Ele afirma que foi afastado do cargo comissionado que ocupava e que antes conseguia fazer um trabalho "com mais efeito" do que é observado atualmente. "Hoje estou em um serviço em que praticamente só disponibilizo acesso aos processos", narra.
Kamuu pontua que atuar na Funai "sempre foi difícil, sob qualquer governo", mas o segmento sente um agravamento autoritário no órgão, hegemonizado pelos interesses do agronegócio e de grandes grupos econômicos que buscam avançar sobre terras de comunidades tradicionais.
"Veja que o Bruno teve que se desvincular para poder continuar o seu trabalho.
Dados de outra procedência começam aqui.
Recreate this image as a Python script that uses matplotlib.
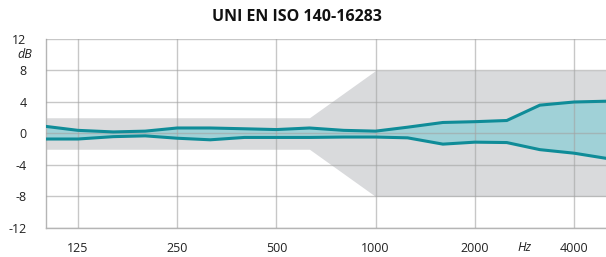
import numpy as np
import matplotlib
matplotlib.use('Agg')
import matplotlib.pyplot as plt

plt.rcParams['font.family'] = ['Open Sans', 'DejaVu Sans']

# third-octave bands, Hz
freqs = [100, 125, 160, 200, 250, 315, 400, 500, 630, 800,
         1000, 1250, 1600, 2000, 2500, 3150, 4000, 5000]
upper = [0.9, 0.4, 0.2, 0.3, 0.7, 0.7, 0.6, 0.5, 0.7, 0.4,
         0.3, 0.8, 1.4, 1.5, 1.65, 3.6, 4.0, 4.1]
lower = [-0.7, -0.7, -0.4, -0.3, -0.6, -0.8, -0.5, -0.5, -0.5, -0.45,
         -0.45, -0.55, -1.35, -1.1, -1.15, -2.05, -2.5, -3.15]

# tolerance envelope
tol_f = [100, 630, 1000, 5000]
tol_db = [2, 2, 8, 8]

xticks = [125, 250, 500, 1000, 2000, 4000]
yticks = [-12, -8, -4, 0, 4, 8, 12]

teal = '#0f8c98'
fill = '#a0d1d7'
grey = '#d9dadc'
grid = '#a3a3a3'

fig = plt.figure(figsize=(6.06, 2.57), dpi=100)
ax = fig.add_axes([46/606, 1 - 228/257, 1 - 46/606, 189/257])

ax.set_xscale('log')
ax.fill_between(tol_f, [-t for t in tol_db], tol_db, color=grey, lw=0, zorder=1)
ax.fill_between(freqs, lower, upper, color=fill, lw=0, zorder=2)

for y in yticks:
    ax.axhline(y, color=grid, lw=1, alpha=0.6, zorder=3)
for x in xticks:
    ax.axvline(x, color=grid, lw=1, alpha=0.6, zorder=3)

ax.plot(freqs, upper, color=teal, lw=2.2, zorder=4, solid_joinstyle='miter')
ax.plot(freqs, lower, color=teal, lw=2.2, zorder=4, solid_joinstyle='miter')

ax.set_xlim(100, 5000)
ax.set_ylim(-12, 12)
ax.set_xticks(xticks)
ax.set_xticklabels([str(x) for x in xticks])
ax.minorticks_off()
ax.set_yticks(yticks)
ax.set_yticklabels([str(y) for y in yticks])
ax.tick_params(length=0, labelsize=9, colors='#222222')
ax.tick_params(axis='y', pad=14)
ax.tick_params(axis='x', pad=10)

for s in ['top', 'right']:
    ax.spines[s].set_visible(False)
for s in ['left', 'bottom']:
    ax.spines[s].set_color('#b5b5b5')
    ax.spines[s].set_linewidth(1)

ax.text(-14/566, 10, 'dB', transform=ax.get_yaxis_transform(), ha='right', va='center',
        fontsize=9, style='italic', color='#222222')
ax.text(np.sqrt(2000*4000), -14.5, 'Hz', ha='center', va='center',
        fontsize=9, style='italic', color='#222222', clip_on=False)

fig.text(0.49, 1 - 17/257, 'UNI EN ISO 140-16283', ha='center', va='center',
         fontsize=11.5, fontweight='bold', color='#111111')

fig.savefig('out.png', dpi=100)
Para continuar a sua luta, ele teve que sair do seu órgão, enquanto podiam estar incentivando ele. Eles dão medalha pra quem assassina as pessoas quando, na verdade, um servidor como o Bruno poderia estar nesse mérito de guardião e recebendo todos os elogios possíveis por estar dando sua vida a isso”, compara Kamuu.
Funai
O Brasil de Fato procurou novamente a Funai nesta quarta-feira e aguarda retorno da assessoria de imprensa do órgão a respeito da pauta da greve. Na segunda (13), o presidente da fundação, Marcelo Augusto Xavier da Silva, quebrou o jejum de mais de uma semana de silêncio e falou sobre o caso.
Em nota, ele negou omissão do órgão diante do desaparecimento e disse que as equipes da Funai estariam trabalhando "intensamente" nas buscas. Também afirmou que a fundação estaria distribuindo cestas básicas aos indígenas e prestando proteção, entre outras medidas.